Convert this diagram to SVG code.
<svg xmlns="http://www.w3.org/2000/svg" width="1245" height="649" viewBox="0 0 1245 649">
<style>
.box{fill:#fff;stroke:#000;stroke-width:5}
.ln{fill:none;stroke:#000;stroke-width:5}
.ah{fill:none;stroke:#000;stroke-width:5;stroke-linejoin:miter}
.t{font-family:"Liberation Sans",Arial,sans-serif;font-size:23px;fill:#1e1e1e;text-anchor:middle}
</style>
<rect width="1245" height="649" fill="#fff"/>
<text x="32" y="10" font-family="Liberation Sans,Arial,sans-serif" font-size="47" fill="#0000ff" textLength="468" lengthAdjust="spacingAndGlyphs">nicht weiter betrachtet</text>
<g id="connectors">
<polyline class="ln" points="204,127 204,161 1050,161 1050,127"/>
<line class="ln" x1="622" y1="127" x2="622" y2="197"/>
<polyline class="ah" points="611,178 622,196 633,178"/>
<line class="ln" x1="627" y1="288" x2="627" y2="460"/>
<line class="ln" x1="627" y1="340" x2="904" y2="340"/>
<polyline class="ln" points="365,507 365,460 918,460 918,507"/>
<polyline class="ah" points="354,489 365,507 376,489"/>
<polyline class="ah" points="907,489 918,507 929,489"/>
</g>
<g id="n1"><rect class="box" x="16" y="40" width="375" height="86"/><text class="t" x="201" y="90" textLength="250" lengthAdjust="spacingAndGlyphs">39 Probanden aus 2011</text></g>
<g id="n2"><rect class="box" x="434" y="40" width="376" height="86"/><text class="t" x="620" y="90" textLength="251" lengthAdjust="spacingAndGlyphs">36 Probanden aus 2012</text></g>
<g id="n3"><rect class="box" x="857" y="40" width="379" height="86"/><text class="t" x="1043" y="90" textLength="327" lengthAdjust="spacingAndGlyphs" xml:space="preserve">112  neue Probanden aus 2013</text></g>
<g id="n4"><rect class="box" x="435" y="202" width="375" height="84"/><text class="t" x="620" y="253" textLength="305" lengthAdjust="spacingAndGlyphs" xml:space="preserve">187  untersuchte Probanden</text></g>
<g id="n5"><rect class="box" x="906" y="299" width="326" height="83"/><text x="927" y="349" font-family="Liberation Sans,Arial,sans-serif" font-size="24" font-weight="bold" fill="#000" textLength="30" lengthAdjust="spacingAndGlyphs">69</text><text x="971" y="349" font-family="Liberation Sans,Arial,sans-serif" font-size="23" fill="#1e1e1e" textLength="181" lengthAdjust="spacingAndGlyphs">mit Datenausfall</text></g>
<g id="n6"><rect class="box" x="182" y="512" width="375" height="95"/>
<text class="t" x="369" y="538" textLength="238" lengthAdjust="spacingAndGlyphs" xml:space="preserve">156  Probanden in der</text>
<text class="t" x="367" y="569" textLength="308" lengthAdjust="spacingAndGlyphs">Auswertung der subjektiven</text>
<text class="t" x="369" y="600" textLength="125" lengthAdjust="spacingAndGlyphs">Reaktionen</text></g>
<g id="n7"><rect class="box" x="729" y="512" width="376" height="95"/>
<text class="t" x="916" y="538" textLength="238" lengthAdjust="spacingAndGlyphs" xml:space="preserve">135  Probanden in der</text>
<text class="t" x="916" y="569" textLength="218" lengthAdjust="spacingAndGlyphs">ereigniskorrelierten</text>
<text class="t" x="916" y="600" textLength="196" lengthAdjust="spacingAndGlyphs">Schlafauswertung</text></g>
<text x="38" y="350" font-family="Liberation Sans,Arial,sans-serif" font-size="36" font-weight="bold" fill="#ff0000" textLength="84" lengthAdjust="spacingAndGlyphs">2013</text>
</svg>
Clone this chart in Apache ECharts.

★ ★ ★ ★ ★

Exercise:
Print the listing above in its entirety, with every line exact.

Reply to the task:
Convert this diagram to SVG code.
<svg xmlns="http://www.w3.org/2000/svg" width="1245" height="649" viewBox="0 0 1245 649">
<style>
.box{fill:#fff;stroke:#000;stroke-width:5}
.ln{fill:none;stroke:#000;stroke-width:5}
.ah{fill:none;stroke:#000;stroke-width:5;stroke-linejoin:miter}
.t{font-family:"Liberation Sans",Arial,sans-serif;font-size:23px;fill:#1e1e1e;text-anchor:middle}
</style>
<rect width="1245" height="649" fill="#fff"/>
<text x="32" y="10" font-family="Liberation Sans,Arial,sans-serif" font-size="47" fill="#0000ff" textLength="468" lengthAdjust="spacingAndGlyphs">nicht weiter betrachtet</text>
<g id="connectors">
<polyline class="ln" points="204,127 204,161 1050,161 1050,127"/>
<line class="ln" x1="622" y1="127" x2="622" y2="197"/>
<polyline class="ah" points="611,178 622,196 633,178"/>
<line class="ln" x1="627" y1="288" x2="627" y2="460"/>
<line class="ln" x1="627" y1="340" x2="904" y2="340"/>
<polyline class="ln" points="365,507 365,460 918,460 918,507"/>
<polyline class="ah" points="354,489 365,507 376,489"/>
<polyline class="ah" points="907,489 918,507 929,489"/>
</g>
<g id="n1"><rect class="box" x="16" y="40" width="375" height="86"/><text class="t" x="201" y="90" textLength="250" lengthAdjust="spacingAndGlyphs">39 Probanden aus 2011</text></g>
<g id="n2"><rect class="box" x="434" y="40" width="376" height="86"/><text class="t" x="620" y="90" textLength="251" lengthAdjust="spacingAndGlyphs">36 Probanden aus 2012</text></g>
<g id="n3"><rect class="box" x="857" y="40" width="379" height="86"/><text class="t" x="1043" y="90" textLength="327" lengthAdjust="spacingAndGlyphs" xml:space="preserve">112  neue Probanden aus 2013</text></g>
<g id="n4"><rect class="box" x="435" y="202" width="375" height="84"/><text class="t" x="620" y="253" textLength="305" lengthAdjust="spacingAndGlyphs" xml:space="preserve">187  untersuchte Probanden</text></g>
<g id="n5"><rect class="box" x="906" y="299" width="326" height="83"/><text x="927" y="349" font-family="Liberation Sans,Arial,sans-serif" font-size="24" font-weight="bold" fill="#000" textLength="30" lengthAdjust="spacingAndGlyphs">69</text><text x="971" y="349" font-family="Liberation Sans,Arial,sans-serif" font-size="23" fill="#1e1e1e" textLength="181" lengthAdjust="spacingAndGlyphs">mit Datenausfall</text></g>
<g id="n6"><rect class="box" x="182" y="512" width="375" height="95"/>
<text class="t" x="369" y="538" textLength="238" lengthAdjust="spacingAndGlyphs" xml:space="preserve">156  Probanden in der</text>
<text class="t" x="367" y="569" textLength="308" lengthAdjust="spacingAndGlyphs">Auswertung der subjektiven</text>
<text class="t" x="369" y="600" textLength="125" lengthAdjust="spacingAndGlyphs">Reaktionen</text></g>
<g id="n7"><rect class="box" x="729" y="512" width="376" height="95"/>
<text class="t" x="916" y="538" textLength="238" lengthAdjust="spacingAndGlyphs" xml:space="preserve">135  Probanden in der</text>
<text class="t" x="916" y="569" textLength="218" lengthAdjust="spacingAndGlyphs">ereigniskorrelierten</text>
<text class="t" x="916" y="600" textLength="196" lengthAdjust="spacingAndGlyphs">Schlafauswertung</text></g>
<text x="38" y="350" font-family="Liberation Sans,Arial,sans-serif" font-size="36" font-weight="bold" fill="#ff0000" textLength="84" lengthAdjust="spacingAndGlyphs">2013</text>
</svg>
Clone this chart in Apache ECharts.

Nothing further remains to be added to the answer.